The workshop was centered around four recovery themes:

  1. Whole Community Collaboration – utilizing trusted resources, knowing who to contact and working with community organizations. 
  2. Infrastructure Recovery – mapping out recovery and who to engage. 
  3. Disaster Housing and Land Use/ Development – best practices and experiences from other areas of North Carolina that have experienced recent catastrophic disasters.  
  4. Economic and Small Business Recovery – how local government can support resilient economies and bounce forward. 

Several key themes emerged from the discussions at the Summit. Attendees agreed that planning and building relationships in advance is crucial, and that equity is directly linked to recovery efforts. To be successful, recovery must involve community partners, the public, and local businesses, in addition to government and federal partners. Communication was identified as a critical factor, and attendees emphasized the importance of looking to other communities for examples of successful recovery efforts.

Workshop ll: Recovery Planning

The goal of this event was to collaborate with the emergency management leads and the planning teams of the nine counties in the Centralina region to create a comprehensive operational and all-hazards recovery plan. The materials included key recovery concepts, planning tools and recommended next steps for plan implementation. Additionally, Centralina unveiled a plan development template and coordinating guide to enhance our region’s recovery planning by bolstering a coordinated approach. It is important to note that emergency management owns the recovery plan and county/city management owns the recovery process. 

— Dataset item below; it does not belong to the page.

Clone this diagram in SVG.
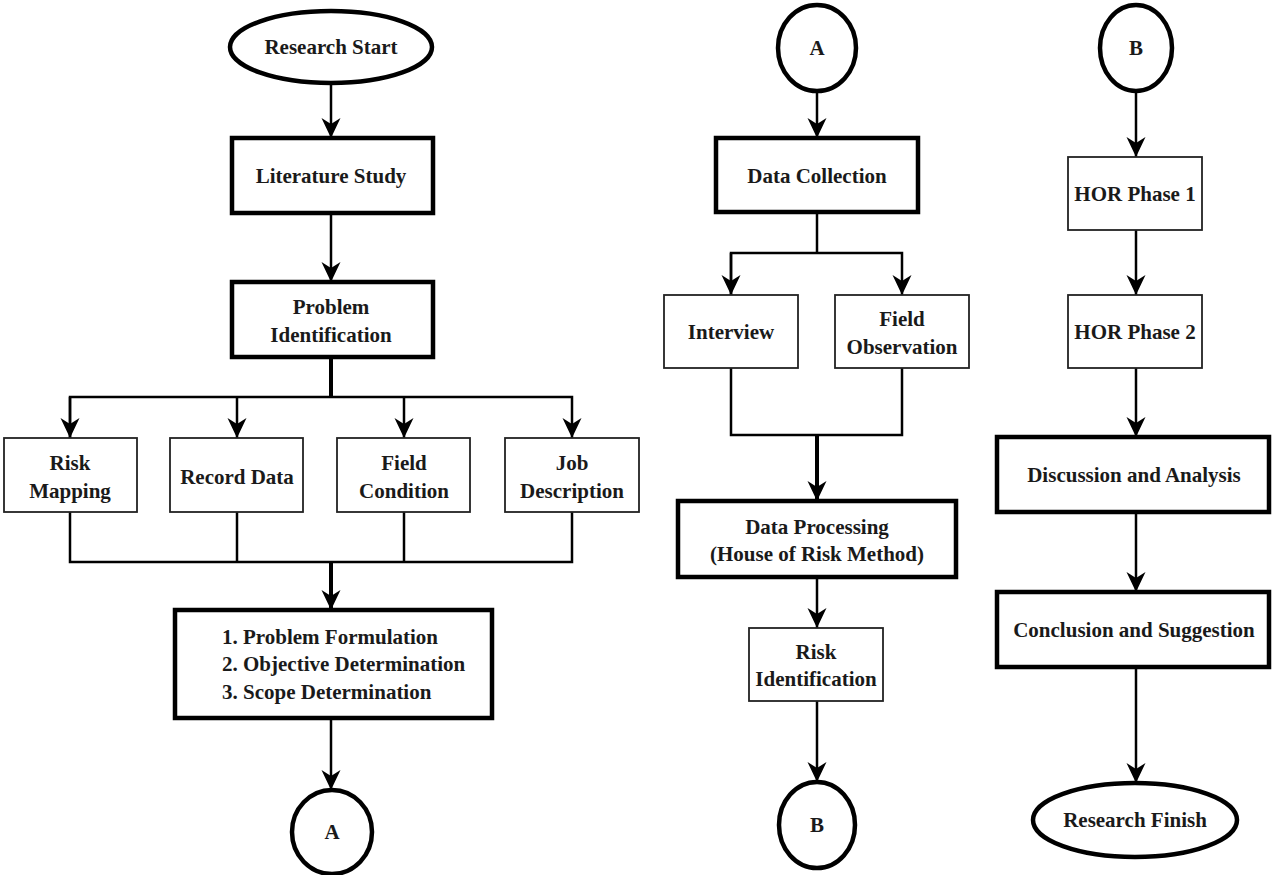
<svg xmlns="http://www.w3.org/2000/svg" width="1272" height="875" viewBox="0 0 1272 875">
<style>
.t{font-family:"Liberation Serif","Times New Roman",serif;font-size:21px;font-weight:bold;fill:#1a1a1a;text-anchor:middle;dominant-baseline:central}
.tl{text-anchor:start}
.thick{fill:#fff;stroke:#000;stroke-width:4.5}
.thin{fill:#fff;stroke:#222;stroke-width:1.8}
.c{fill:none;stroke:#000;stroke-width:2.5}
.cb{fill:none;stroke:#000;stroke-width:4}
</style>
<defs>
<marker id="ah" viewBox="0 0 20 20" refX="20" refY="10" markerWidth="20" markerHeight="20" markerUnits="userSpaceOnUse" orient="auto">
<path d="M0,0.5 L20,10 L0,19.5 L6,10 Z" fill="#000"/>
</marker>
</defs>
<rect width="1272" height="875" fill="#fff"/>
<g id="connectors">
<path class="c" d="M331,83 V138" marker-end="url(#ah)"/>
<path class="c" d="M331,213 V282" marker-end="url(#ah)"/>
<path class="cb" d="M331,357 V397"/>
<path class="c" d="M70,438 V397 H572 V438" marker-end="url(#ah)"/>
<path class="c" d="M70,397 V438" marker-end="url(#ah)"/>
<path class="c" d="M237,397 V438" marker-end="url(#ah)"/>
<path class="c" d="M404,397 V438" marker-end="url(#ah)"/>
<path class="c" d="M70,512 V562 H572 V512"/>
<path class="c" d="M237,512 V562"/>
<path class="c" d="M404,512 V562"/>
<path class="cb" d="M331,562 V610" marker-end="url(#ah)"/>
<path class="c" d="M331,718 V790" marker-end="url(#ah)"/>
<path class="c" d="M817,91 V138" marker-end="url(#ah)"/>
<path class="c" d="M817,212 V253"/>
<path class="c" d="M731,295 V253 H902 V295" marker-end="url(#ah)"/>
<path class="c" d="M731,253 V295" marker-end="url(#ah)"/>
<path class="c" d="M731,368 V435 H902 V368"/>
<path class="cb" d="M817,435 V501" marker-end="url(#ah)"/>
<path class="c" d="M817,577 V628" marker-end="url(#ah)"/>
<path class="c" d="M817,701 V782" marker-end="url(#ah)"/>
<path class="c" d="M1136,91 V157" marker-end="url(#ah)"/>
<path class="c" d="M1136,230 V295" marker-end="url(#ah)"/>
<path class="c" d="M1136,368 V437" marker-end="url(#ah)"/>
<path class="c" d="M1136,512 V592" marker-end="url(#ah)"/>
<path class="c" d="M1136,667 V783" marker-end="url(#ah)"/>
</g>
<g id="research-start"><ellipse class="thick" cx="331" cy="47" rx="101" ry="36"/><text class="t" x="331" y="47">Research Start</text></g>
<g id="literature-study"><rect class="thick" x="232" y="138" width="201" height="75"/><text class="t" x="331" y="176">Literature Study</text></g>
<g id="problem-identification"><rect class="thick" x="232" y="282" width="201" height="75"/><text class="t" x="331" y="307">Problem</text><text class="t" x="331" y="335">Identification</text></g>
<g id="risk-mapping"><rect class="thin" x="4" y="438" width="133" height="74"/><text class="t" x="70" y="463">Risk</text><text class="t" x="70" y="491">Mapping</text></g>
<g id="record-data"><rect class="thin" x="170" y="438" width="133" height="74"/><text class="t" x="237" y="477">Record Data</text></g>
<g id="field-condition"><rect class="thin" x="337" y="438" width="133" height="74"/><text class="t" x="404" y="463">Field</text><text class="t" x="404" y="491">Condition</text></g>
<g id="job-description"><rect class="thin" x="505" y="438" width="134" height="74"/><text class="t" x="572" y="463">Job</text><text class="t" x="572" y="491">Description</text></g>
<g id="formulation"><rect class="thick" x="175" y="610" width="317" height="108"/><text class="t tl" x="222" y="637">1. Problem Formulation</text><text class="t tl" x="222" y="664">2. Objective Determination</text><text class="t tl" x="222" y="692">3. Scope Determination</text></g>
<g id="connector-a-out"><ellipse class="thick" cx="332" cy="832" rx="40" ry="42"/><text class="t" x="332" y="832">A</text></g>
<g id="connector-a-in"><ellipse class="thick" cx="817" cy="48" rx="39" ry="43"/><text class="t" x="817" y="48">A</text></g>
<g id="data-collection"><rect class="thick" x="716" y="138" width="202" height="74"/><text class="t" x="817" y="176">Data Collection</text></g>
<g id="interview"><rect class="thin" x="664" y="295" width="134" height="73"/><text class="t" x="731" y="332">Interview</text></g>
<g id="field-observation"><rect class="thin" x="835" y="295" width="134" height="73"/><text class="t" x="902" y="319">Field</text><text class="t" x="902" y="347">Observation</text></g>
<g id="data-processing"><rect class="thick" x="678" y="501" width="278" height="76"/><text class="t" x="817" y="527">Data Processing</text><text class="t" x="817" y="554">(House of Risk Method)</text></g>
<g id="risk-identification"><rect class="thin" x="749" y="628" width="134" height="73"/><text class="t" x="816" y="652">Risk</text><text class="t" x="816" y="679">Identification</text></g>
<g id="connector-b-out"><ellipse class="thick" cx="817" cy="825" rx="38" ry="43"/><text class="t" x="817" y="825">B</text></g>
<g id="connector-b-in"><ellipse class="thick" cx="1136" cy="48" rx="36" ry="43"/><text class="t" x="1136" y="48">B</text></g>
<g id="hor-phase-1"><rect class="thin" x="1068" y="157" width="134" height="73"/><text class="t" x="1135" y="194">HOR Phase 1</text></g>
<g id="hor-phase-2"><rect class="thin" x="1068" y="295" width="134" height="73"/><text class="t" x="1135" y="332">HOR Phase 2</text></g>
<g id="discussion"><rect class="thick" x="997" y="437" width="272" height="75"/><text class="t" x="1134" y="475">Discussion and Analysis</text></g>
<g id="conclusion"><rect class="thick" x="997" y="592" width="272" height="75"/><text class="t" x="1134" y="630">Conclusion and Suggestion</text></g>
<g id="research-finish"><ellipse class="thick" cx="1135" cy="820" rx="102" ry="37"/><text class="t" x="1135" y="820">Research Finish</text></g>
</svg>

Workshop III: Recovery As An Opportunity

This workshop centered on guiding local leaders in leveraging disaster recovery efforts to advance equity and strengthen economic resilience. Centralina presented a Geographic Information Systems (GIS) interface that can aid local governments in pre-disaster planning and post-disaster decision-making that prioritizes equity and resilience. The workshop featured insights from various stakeholders, including local government leaders, elected officials, emergency managers, social service providers, urban planners, economic development entities, nonprofit organizations and community-based organizations in the central North Carolina region. Additionally, the workshop explored the Regional Resilience Collaborative’s next steps and funding opportunities.